De plus en plus de professionnels ne se reconnaissent plus dans un monde du travail tourné vers l’efficience à tout prix. Obtenir toujours plus avec moins de ressources. Au prix de quelle souffrance humaine et dégradation des ressources de notre planète? Et pour quelle finalité? Traînant une impression lancinante de tourner en rond, comme dans une machine à laver, nombreux sont ceux qui remettent désormais en question cet essorage par le travail à but purement lucratif.
Qui se réoriente vers l’économie sociale et solidaire (ESS)?
Selon Prof. Valérie Cohen-Scali du Conservatoire nationale des arts et métiers à Paris, environ 10% des cadres font le grand saut. De manière générale, cette population est plus expérimentée, diplômée et féminine que la moyenne. Marie* était anciennement directrice artistique auprès d’une agence de pub prestigieuse. Ne se retrouvant plus dans les valeurs et les pratiques consuméristes prônées par son employeur, elle a décidé de transposer son expérience marketing auprès d’une coopérative agricole oeuvrant dans le commerce équitable international. Philippe*, lui, a choisi de quitter sa fonction de gestionnaire de fortune dans une grande banque de la place genevoise pour une activité tournée vers l’octroi de microcrédits en Asie et en Afrique.
Un travail qui compte et qui a le vent en poupe
Les entreprises sociales et solidaires représentent désormais un emploi sur dix en Suisse romande. L’Association Après-GE fédère notamment 270 adhérents, dont la Banque alternative suisse, les Jardins de Cocagne, Lausanne roule, les Magasins du Monde, LaRevueDurable ou encore I-informatique.
L’ESS se distingue de l’économie classique par ses valeurs et ses principes :
- Primauté de l’humain sur le capital : le but poursuivi est autre que le seul partage des bénéfices
- Une gouvernance démocratique : « un individu, une voix », peu importe l’apport en capital
- Gestion conforme à certains principes : bénéfices majoritairement réservés pour le développement ou le maintien de l’activité.
Cette branche particulière de notre économie se place dans le contexte plus large de la paix et la prospérité mondiale, tant pour les humains que pour la planète. Dans le cadre de cette ambitieuse perspective de développement durable, l’ONU a fixé 17 objectifs majeurs à atteindre d’ici 2030.
Presque tous les métiers de l’économie classique se retrouvent dans l’ESS avec, toutefois, une part importante liée au secteur sanitaire et social. Reconnue pour sa dynamique de création d’emplois en constante croissance et moins dépendante des aléas conjoncturels, l’ESS est cependant peu homogène. Selon leur taille et les métiers extrêmement variés qui y sont représentés, les associations, coopératives ou encore les fondations auront des comportements très différents en termes de compétences requises, de rémunération ou de stabilité de l’emploi.

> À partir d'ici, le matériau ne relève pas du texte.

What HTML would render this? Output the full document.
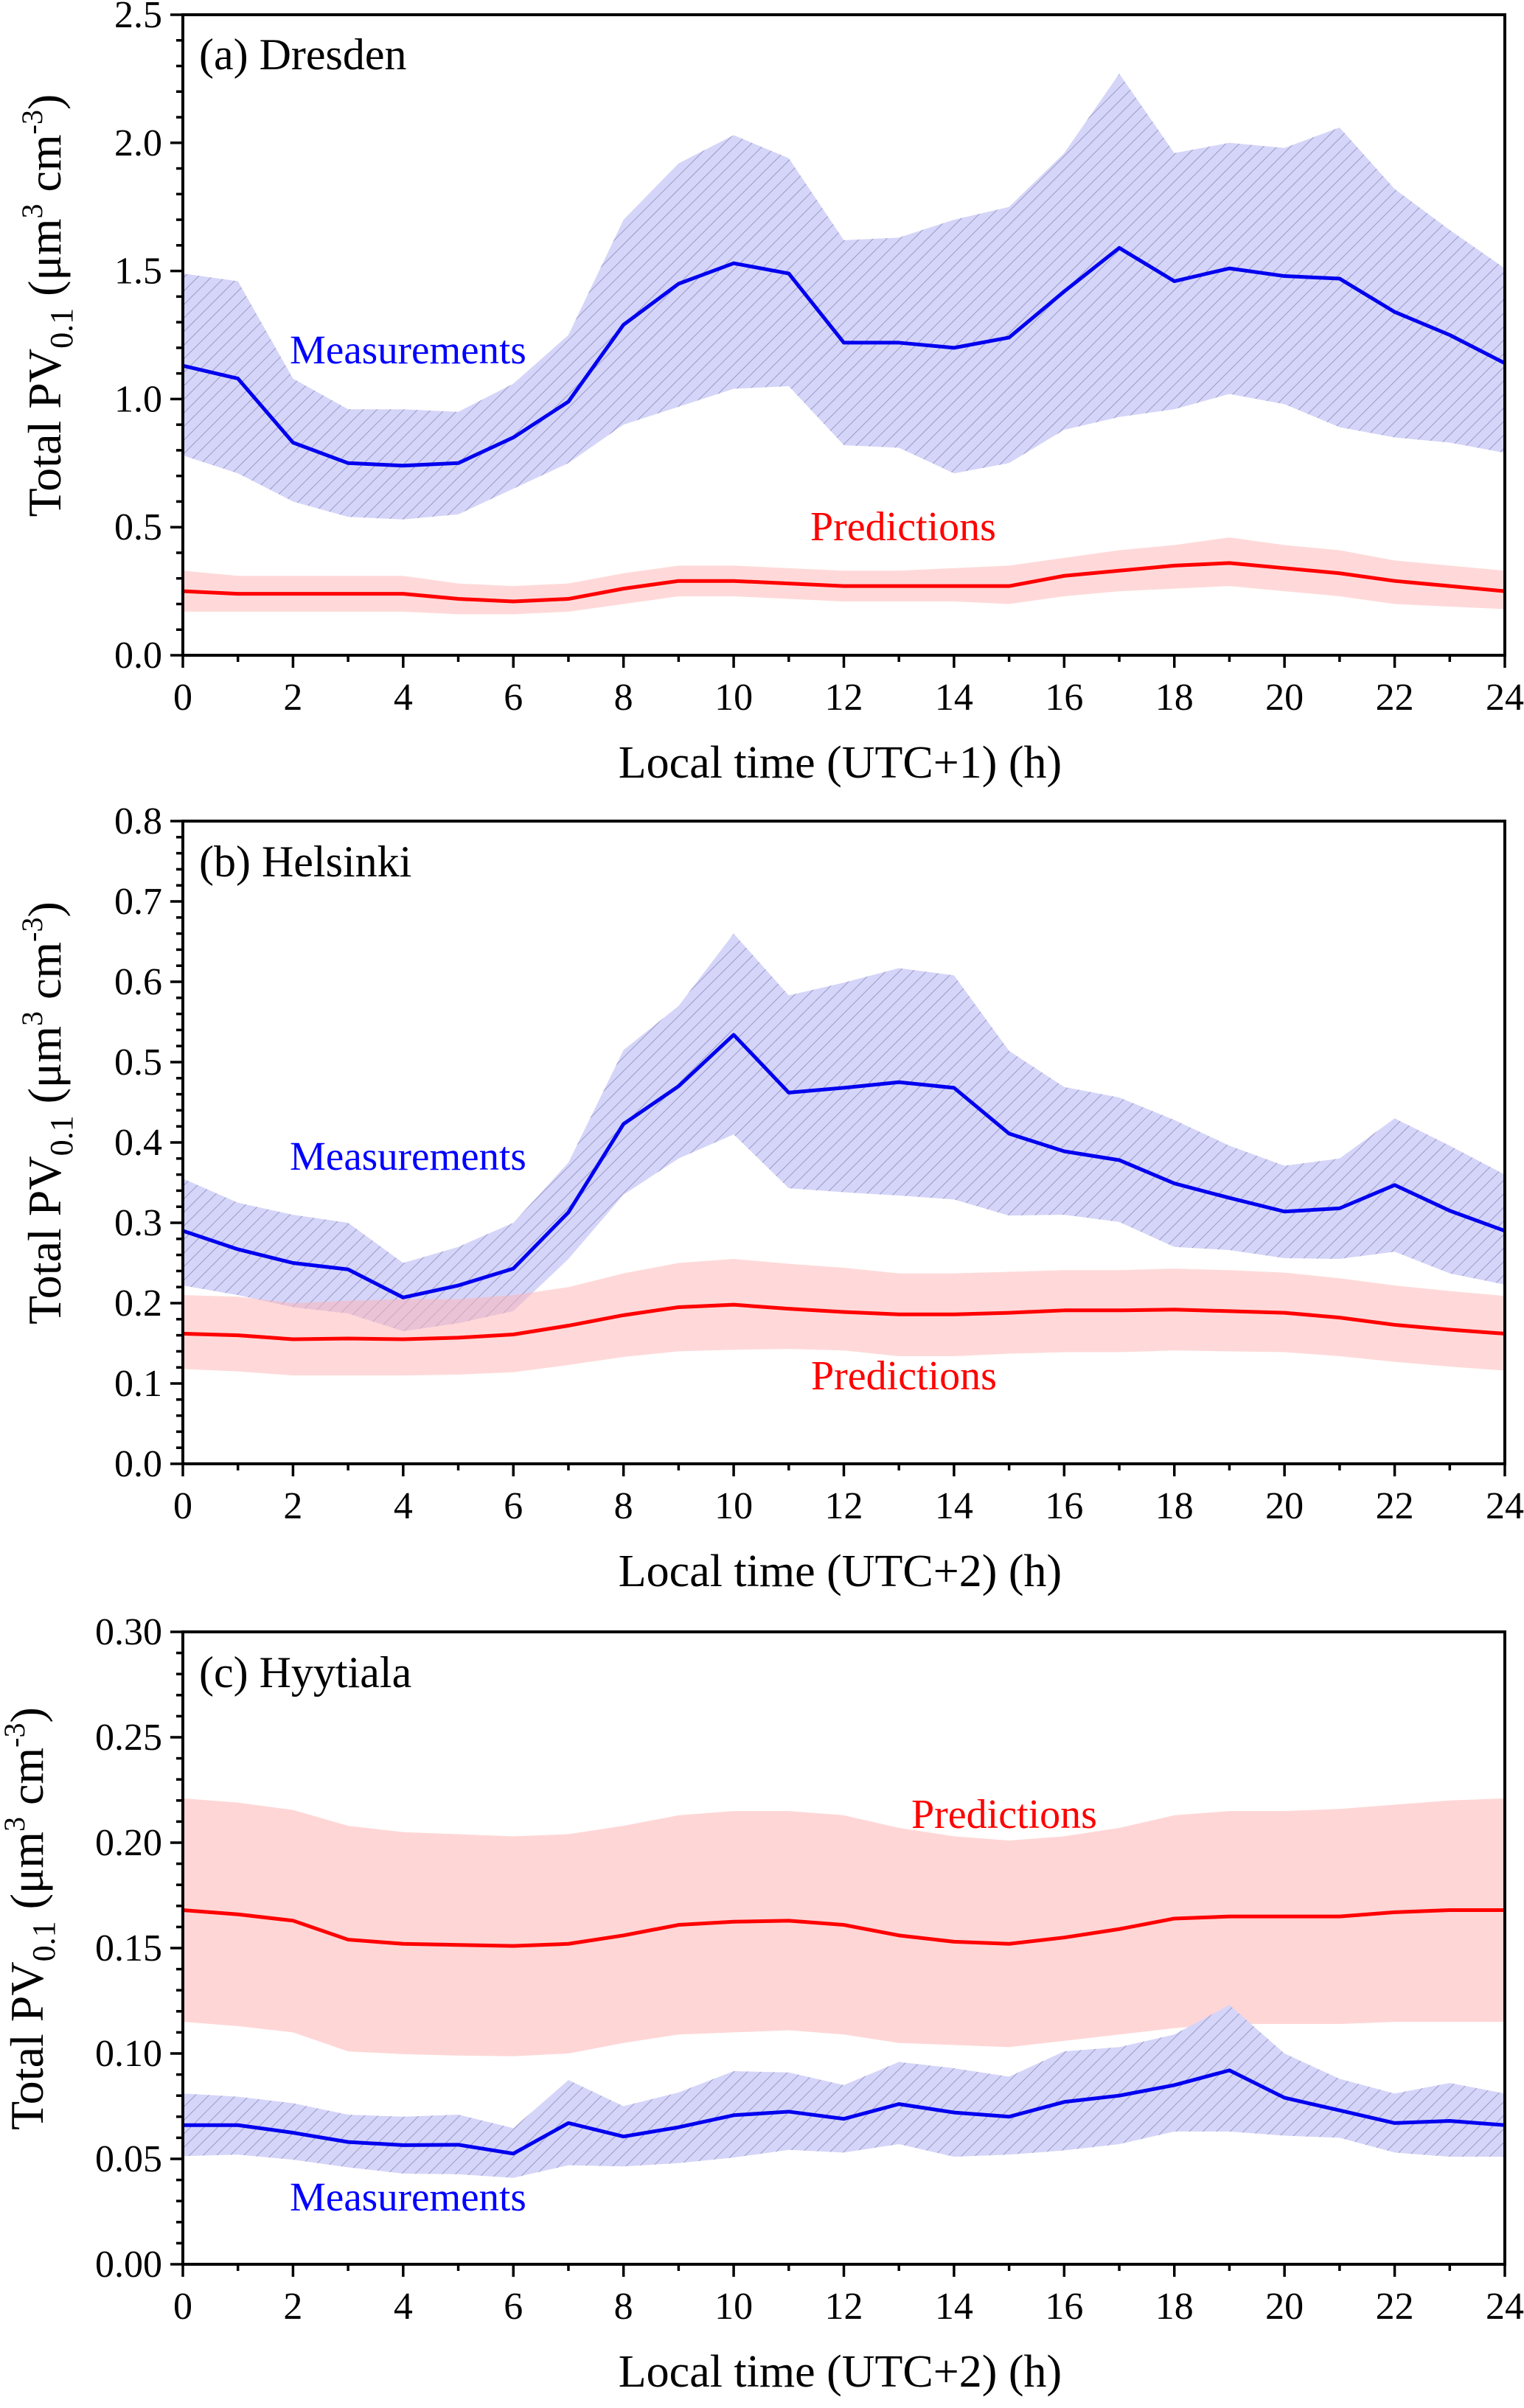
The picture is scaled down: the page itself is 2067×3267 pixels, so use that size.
<!DOCTYPE html>
<html><head><meta charset="utf-8"><style>
html,body{margin:0;padding:0;background:#fff}
svg{display:block}
</style></head><body>
<svg id="chart" xmlns="http://www.w3.org/2000/svg" width="2067" height="3267" viewBox="0 0 2067 3267" font-family="Liberation Serif, serif">
<defs>
<pattern id="hatch" patternUnits="userSpaceOnUse" width="13" height="13" patternTransform="rotate(45)">
<rect width="13" height="13" fill="#d5d5f9"/>
<line x1="0" y1="0" x2="0" y2="13" stroke="#9a9ac6" stroke-width="2"/>
</pattern>
</defs>
</svg>
<script>
const hours=[0,1,2,3,4,5,6,7,8,9,10,11,12,13,14,15,16,17,18,19,20,21,22,23,24];
// Panel a Dresden
const aMeas=[1.13,1.08,0.83,0.75,0.74,0.75,0.85,0.99,1.29,1.45,1.53,1.49,1.22,1.22,1.20,1.24,1.42,1.59,1.46,1.51,1.48,1.47,1.34,1.25,1.14];
const aMeasHi=[1.49,1.46,1.08,0.96,0.96,0.95,1.06,1.25,1.70,1.92,2.03,1.94,1.62,1.63,1.70,1.75,1.96,2.27,1.96,2.00,1.98,2.06,1.82,1.66,1.51];
const aMeasLo=[0.78,0.71,0.60,0.54,0.53,0.55,0.65,0.75,0.90,0.97,1.04,1.05,0.82,0.81,0.71,0.75,0.88,0.93,0.96,1.02,0.98,0.89,0.85,0.83,0.79];
const aPred=[0.25,0.24,0.24,0.24,0.24,0.22,0.21,0.22,0.26,0.29,0.29,0.28,0.27,0.27,0.27,0.27,0.31,0.33,0.35,0.36,0.34,0.32,0.29,0.27,0.25];
const aPredHi=[0.33,0.31,0.31,0.31,0.31,0.28,0.27,0.28,0.32,0.35,0.35,0.34,0.33,0.33,0.34,0.35,0.38,0.41,0.43,0.46,0.43,0.41,0.37,0.35,0.33];
const aPredLo=[0.17,0.17,0.17,0.17,0.17,0.16,0.16,0.17,0.20,0.23,0.23,0.22,0.21,0.21,0.21,0.20,0.23,0.25,0.26,0.27,0.25,0.23,0.20,0.19,0.18];
const aTicks=["0.0","0.5","1.0","1.5","2.0","2.5"];
// Panel b Helsinki
const bMeas=[0.29,0.267,0.25,0.242,0.207,0.222,0.243,0.313,0.423,0.47,0.534,0.462,0.468,0.475,0.468,0.411,0.389,0.378,0.349,0.331,0.314,0.318,0.347,0.315,0.29];
const bMeasHi=[0.355,0.325,0.31,0.30,0.25,0.27,0.30,0.375,0.515,0.57,0.66,0.583,0.599,0.617,0.608,0.514,0.469,0.456,0.428,0.396,0.371,0.38,0.43,0.396,0.36];
const bMeasLo=[0.222,0.21,0.195,0.187,0.165,0.175,0.19,0.255,0.335,0.38,0.41,0.343,0.338,0.334,0.329,0.309,0.31,0.301,0.27,0.266,0.256,0.255,0.264,0.237,0.223];
const bPred=[0.162,0.16,0.155,0.156,0.155,0.157,0.161,0.172,0.185,0.195,0.198,0.193,0.189,0.186,0.186,0.188,0.191,0.191,0.192,0.19,0.188,0.182,0.173,0.167,0.162];
const bPredHi=[0.21,0.208,0.20,0.203,0.205,0.205,0.21,0.22,0.237,0.25,0.255,0.249,0.244,0.237,0.237,0.239,0.241,0.241,0.243,0.241,0.238,0.231,0.222,0.215,0.209];
const bPredLo=[0.118,0.115,0.11,0.11,0.11,0.111,0.114,0.123,0.133,0.14,0.142,0.143,0.141,0.134,0.134,0.137,0.139,0.139,0.141,0.14,0.139,0.134,0.127,0.121,0.116];
const bTicks=["0.0","0.1","0.2","0.3","0.4","0.5","0.6","0.7","0.8"];
// Panel c Hyytiala
const cMeas=[0.066,0.066,0.0624,0.058,0.0565,0.0567,0.0525,0.067,0.0606,0.065,0.0707,0.0724,0.069,0.076,0.072,0.070,0.077,0.080,0.085,0.092,0.079,0.073,0.067,0.068,0.066];
const cMeasHi=[0.081,0.0795,0.0764,0.071,0.070,0.071,0.0646,0.0874,0.075,0.0815,0.0916,0.091,0.085,0.096,0.093,0.089,0.101,0.103,0.109,0.123,0.100,0.088,0.081,0.086,0.081];
const cMeasLo=[0.0513,0.052,0.0496,0.046,0.043,0.0427,0.041,0.047,0.0464,0.048,0.0506,0.0543,0.053,0.057,0.051,0.052,0.054,0.057,0.063,0.063,0.061,0.060,0.053,0.051,0.051];
const cPred=[0.168,0.166,0.163,0.154,0.152,0.1515,0.151,0.152,0.156,0.161,0.1625,0.163,0.161,0.156,0.153,0.152,0.155,0.159,0.164,0.165,0.165,0.165,0.167,0.168,0.168];
const cPredHi=[0.221,0.219,0.2155,0.208,0.205,0.204,0.203,0.204,0.208,0.213,0.215,0.215,0.213,0.207,0.203,0.201,0.203,0.207,0.213,0.215,0.215,0.216,0.218,0.220,0.221];
const cPredLo=[0.115,0.113,0.110,0.101,0.0997,0.099,0.0987,0.100,0.105,0.109,0.110,0.111,0.109,0.105,0.104,0.103,0.106,0.109,0.112,0.114,0.114,0.114,0.115,0.115,0.115];
const cTicks=["0.00","0.05","0.10","0.15","0.20","0.25","0.30"];
const xTicks=["0","2","4","6","8","10","12","14","16","18","20","22","24"];

const NS="http://www.w3.org/2000/svg";
const FONT='"Liberation Serif", serif';
const svg=document.getElementById('chart');
function mk(tag,attrs,parent){const e=document.createElementNS(NS,tag);for(const k in attrs)e.setAttribute(k,attrs[k]);if(tag==='text')e.style.fontFamily=FONT;(parent||svg).appendChild(e);return e;}

const X0=248,X1=2041;
const panels=[
 {key:'a',top:20,bot:889,max:2.5,minor:0.1,ticks:aTicks,meas:aMeas,mHi:aMeasHi,mLo:aMeasLo,pred:aPred,pHi:aPredHi,pLo:aPredLo,title:'(a) Dresden',titleY:94,mx:393,my:493,px:1099,py:733,xt:'Local time (UTC+1) (h)',ylx:60},
 {key:'b',top:1114,bot:1986,max:0.8,minor:0.02,ticks:bTicks,meas:bMeas,mHi:bMeasHi,mLo:bMeasLo,pred:bPred,pHi:bPredHi,pLo:bPredLo,title:'(b) Helsinki',titleY:1189,mx:393,my:1587,px:1100,py:1885,xt:'Local time (UTC+2) (h)',ylx:60},
 {key:'c',top:2214,bot:3072,max:0.30,minor:0.01,ticks:cTicks,meas:cMeas,mHi:cMeasHi,mLo:cMeasLo,pred:cPred,pHi:cPredHi,pLo:cPredLo,title:'(c) Hyytiala',titleY:2289,mx:393,my:2999,px:1236,py:2480,xt:'Local time (UTC+2) (h)',ylx:36}
];

panels.forEach(p=>{
 const g=mk('g',{});
 
 
 const xs=h=>X0+(X1-X0)*h/24;
 const ys=v=>p.bot-(p.bot-p.top)*v/p.max;
 function band(hi,lo,fill,name){
  let d='M'+hours.map((h,i)=>xs(h)+','+ys(hi[i])).join(' L');
  for(let i=hours.length-1;i>=0;i--)d+=' L'+xs(hours[i])+','+ys(lo[i]);
  const e=mk('path',{d:d+' Z',fill:fill,stroke:'none'},g);
  
  
 }
 function line(vals,color,name){
  const e=mk('polyline',{points:hours.map((h,i)=>xs(h)+','+ys(vals[i])).join(' '),fill:'none',stroke:color,'stroke-width':5,'stroke-linejoin':'round'},g);
  
  
 }
 if(p.key==='c'){band(p.pHi,p.pLo,'#ffd6d6','prediction-range');band(p.mHi,p.mLo,'url(#hatch)','measurement-range');}
 else{band(p.mHi,p.mLo,'url(#hatch)','measurement-range');band(p.pHi,p.pLo,'rgba(255,180,180,0.5)','prediction-range');}
 line(p.pred,'#ff0000','prediction-line');
 line(p.meas,'#0000ee','measurement-line');
 const fr=mk('rect',{x:X0,y:p.top,width:X1-X0,height:p.bot-p.top,fill:'none',stroke:'#000','stroke-width':4},g);
 
 
 for(let h=0;h<=24;h++){
  const major=h%2===0;
  mk('line',{x1:xs(h),x2:xs(h),y1:p.bot,y2:p.bot+(major?17:9),stroke:'#000','stroke-width':3.5},g);
 }
 xTicks.forEach(t=>{
  const e=mk('text',{x:xs(+t),y:p.bot+74,'font-size':52,'text-anchor':'middle'},g);
  e.textContent=t;
  
  
 });
 const nMinor=Math.round(p.max/p.minor);
 const per=Math.round(nMinor/(p.ticks.length-1));
 for(let i=0;i<=nMinor;i++){
  const major=i%per===0;
  mk('line',{x1:X0,x2:X0-(major?17:9),y1:ys(i*p.minor),y2:ys(i*p.minor),stroke:'#000','stroke-width':3.5},g);
 }
 p.ticks.forEach(t=>{
  const e=mk('text',{x:220,y:ys(+t)+17,'font-size':52,'text-anchor':'end'},g);
  e.textContent=t;
  
  
 });
 const tt=mk('text',{x:270,y:p.titleY,'font-size':60},g);
 tt.textContent=p.title;
 
 
 const ml=mk('text',{x:p.mx,y:p.my,'font-size':55,fill:'#0000ff'},g);
 ml.textContent='Measurements';
 
 
 const pl=mk('text',{x:p.px,y:p.py,'font-size':56,fill:'#ff0000'},g);
 pl.textContent='Predictions';
 
 
 const xt=mk('text',{x:(X0+X1)/2-5,y:p.bot+166,'font-size':62,'text-anchor':'middle'},g);
 xt.textContent=p.xt;
 
 
 const cy=(p.top+p.bot)/2-40;
 const yt=mk('text',{x:0,y:0,'font-size':64,'text-anchor':'middle',transform:'translate('+(p.ylx+22)+','+cy+') rotate(-90)'},g);
 yt.innerHTML='Total PV<tspan font-size="44" dy="16">0.1</tspan><tspan dy="-16"> (μm</tspan><tspan font-size="40" dy="-25">3</tspan><tspan dy="25"> cm</tspan><tspan font-size="40" dy="-25">-3</tspan><tspan dy="25">)</tspan>';
 
 
});
</script>
</body></html>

Un vaste domaine qui offre nombre d’avantages …
L’économie sociale et solidaire offre la possibilité d’avoir un regard plus positif et responsable sur sa contribution professionnelle au quotidien. Les valeurs telles que la justice, l’équité, le mieux-être des usagers des biens et services fournis, ou encore la préservation de notre environnement naturel sont de plus en plus valorisées dans notre société d’aujourd’hui. Le psychologue social Shalom Schwarz évoquerait l’ethos de dépassement de soi par la bienveillance et un sentiment d’universalité (testez gratuitement vos 19 valeurs universelles ici). La gouvernance démocratique des structures permet aussi l’implication dans la prise de décisions et l’émergence d’innovations directement liées aux besoins sociaux auxquels la structure désire répondre. Enfin, la pression est souvent moindre, ce qui favorise un meilleur équilibre entre sphères privée et professionnelle.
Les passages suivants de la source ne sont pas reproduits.